* Do this *
Below is a listing to write out in full, exactly as given, without its pictures.

## Start Collected data

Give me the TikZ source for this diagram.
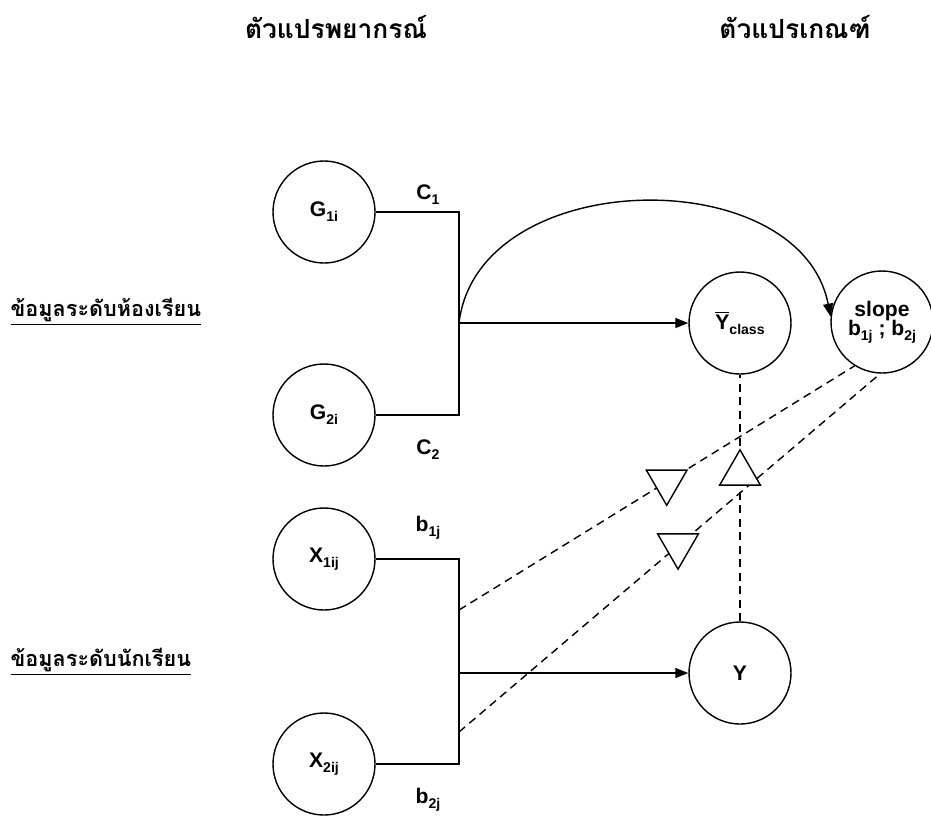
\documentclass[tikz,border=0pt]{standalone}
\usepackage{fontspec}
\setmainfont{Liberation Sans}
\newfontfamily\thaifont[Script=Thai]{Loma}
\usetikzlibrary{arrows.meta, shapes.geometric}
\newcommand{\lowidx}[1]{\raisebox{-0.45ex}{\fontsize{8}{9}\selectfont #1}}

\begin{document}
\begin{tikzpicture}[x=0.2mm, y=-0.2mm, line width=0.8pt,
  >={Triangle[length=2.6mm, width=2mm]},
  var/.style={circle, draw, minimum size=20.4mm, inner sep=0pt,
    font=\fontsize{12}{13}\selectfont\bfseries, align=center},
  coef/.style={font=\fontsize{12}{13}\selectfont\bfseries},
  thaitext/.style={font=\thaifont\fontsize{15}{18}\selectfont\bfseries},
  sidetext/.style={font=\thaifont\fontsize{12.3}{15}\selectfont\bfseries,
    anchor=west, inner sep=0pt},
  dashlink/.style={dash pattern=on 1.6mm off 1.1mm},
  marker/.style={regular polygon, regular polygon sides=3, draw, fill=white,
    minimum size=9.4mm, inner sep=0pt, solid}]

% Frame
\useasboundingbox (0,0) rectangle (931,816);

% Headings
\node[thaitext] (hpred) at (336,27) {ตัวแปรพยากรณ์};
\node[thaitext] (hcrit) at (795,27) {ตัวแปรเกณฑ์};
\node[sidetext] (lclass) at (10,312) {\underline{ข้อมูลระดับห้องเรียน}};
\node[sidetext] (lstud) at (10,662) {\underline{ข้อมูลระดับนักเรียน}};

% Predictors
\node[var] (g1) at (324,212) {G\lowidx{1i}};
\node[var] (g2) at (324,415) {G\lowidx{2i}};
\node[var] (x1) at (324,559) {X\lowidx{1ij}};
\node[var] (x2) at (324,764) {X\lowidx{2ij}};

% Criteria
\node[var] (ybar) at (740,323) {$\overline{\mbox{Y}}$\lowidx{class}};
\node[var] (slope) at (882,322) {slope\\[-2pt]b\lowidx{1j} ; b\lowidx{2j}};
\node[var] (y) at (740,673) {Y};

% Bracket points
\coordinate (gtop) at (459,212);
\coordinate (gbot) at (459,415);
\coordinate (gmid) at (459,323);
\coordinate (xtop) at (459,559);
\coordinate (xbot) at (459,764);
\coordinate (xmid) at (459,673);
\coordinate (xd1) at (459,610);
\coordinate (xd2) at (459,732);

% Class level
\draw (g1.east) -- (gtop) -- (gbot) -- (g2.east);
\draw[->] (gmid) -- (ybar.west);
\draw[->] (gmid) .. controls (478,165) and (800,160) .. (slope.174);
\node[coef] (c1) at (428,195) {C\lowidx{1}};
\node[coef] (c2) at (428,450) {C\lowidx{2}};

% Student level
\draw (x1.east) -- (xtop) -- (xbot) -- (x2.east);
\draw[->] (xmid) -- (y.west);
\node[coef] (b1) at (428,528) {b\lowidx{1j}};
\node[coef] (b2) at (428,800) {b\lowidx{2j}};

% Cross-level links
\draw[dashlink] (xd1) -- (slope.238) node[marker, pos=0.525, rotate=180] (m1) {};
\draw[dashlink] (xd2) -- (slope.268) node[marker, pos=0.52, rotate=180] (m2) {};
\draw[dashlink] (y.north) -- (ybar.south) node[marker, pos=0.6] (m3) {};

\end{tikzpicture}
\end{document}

## End Collected data

* Task output *
Give me the TikZ source for this diagram.
\documentclass[tikz,border=0pt]{standalone}
\usepackage{fontspec}
\setmainfont{Liberation Sans}
\newfontfamily\thaifont[Script=Thai]{Loma}
\usetikzlibrary{arrows.meta, shapes.geometric}
\newcommand{\lowidx}[1]{\raisebox{-0.45ex}{\fontsize{8}{9}\selectfont #1}}

\begin{document}
\begin{tikzpicture}[x=0.2mm, y=-0.2mm, line width=0.8pt,
  >={Triangle[length=2.6mm, width=2mm]},
  var/.style={circle, draw, minimum size=20.4mm, inner sep=0pt,
    font=\fontsize{12}{13}\selectfont\bfseries, align=center},
  coef/.style={font=\fontsize{12}{13}\selectfont\bfseries},
  thaitext/.style={font=\thaifont\fontsize{15}{18}\selectfont\bfseries},
  sidetext/.style={font=\thaifont\fontsize{12.3}{15}\selectfont\bfseries,
    anchor=west, inner sep=0pt},
  dashlink/.style={dash pattern=on 1.6mm off 1.1mm},
  marker/.style={regular polygon, regular polygon sides=3, draw, fill=white,
    minimum size=9.4mm, inner sep=0pt, solid}]

% Frame
\useasboundingbox (0,0) rectangle (931,816);

% Headings
\node[thaitext] (hpred) at (336,27) {ตัวแปรพยากรณ์};
\node[thaitext] (hcrit) at (795,27) {ตัวแปรเกณฑ์};
\node[sidetext] (lclass) at (10,312) {\underline{ข้อมูลระดับห้องเรียน}};
\node[sidetext] (lstud) at (10,662) {\underline{ข้อมูลระดับนักเรียน}};

% Predictors
\node[var] (g1) at (324,212) {G\lowidx{1i}};
\node[var] (g2) at (324,415) {G\lowidx{2i}};
\node[var] (x1) at (324,559) {X\lowidx{1ij}};
\node[var] (x2) at (324,764) {X\lowidx{2ij}};

% Criteria
\node[var] (ybar) at (740,323) {$\overline{\mbox{Y}}$\lowidx{class}};
\node[var] (slope) at (882,322) {slope\\[-2pt]b\lowidx{1j} ; b\lowidx{2j}};
\node[var] (y) at (740,673) {Y};

% Bracket points
\coordinate (gtop) at (459,212);
\coordinate (gbot) at (459,415);
\coordinate (gmid) at (459,323);
\coordinate (xtop) at (459,559);
\coordinate (xbot) at (459,764);
\coordinate (xmid) at (459,673);
\coordinate (xd1) at (459,610);
\coordinate (xd2) at (459,732);

% Class level
\draw (g1.east) -- (gtop) -- (gbot) -- (g2.east);
\draw[->] (gmid) -- (ybar.west);
\draw[->] (gmid) .. controls (478,165) and (800,160) .. (slope.174);
\node[coef] (c1) at (428,195) {C\lowidx{1}};
\node[coef] (c2) at (428,450) {C\lowidx{2}};

% Student level
\draw (x1.east) -- (xtop) -- (xbot) -- (x2.east);
\draw[->] (xmid) -- (y.west);
\node[coef] (b1) at (428,528) {b\lowidx{1j}};
\node[coef] (b2) at (428,800) {b\lowidx{2j}};

% Cross-level links
\draw[dashlink] (xd1) -- (slope.238) node[marker, pos=0.525, rotate=180] (m1) {};
\draw[dashlink] (xd2) -- (slope.268) node[marker, pos=0.52, rotate=180] (m2) {};
\draw[dashlink] (y.north) -- (ybar.south) node[marker, pos=0.6] (m3) {};

\end{tikzpicture}
\end{document}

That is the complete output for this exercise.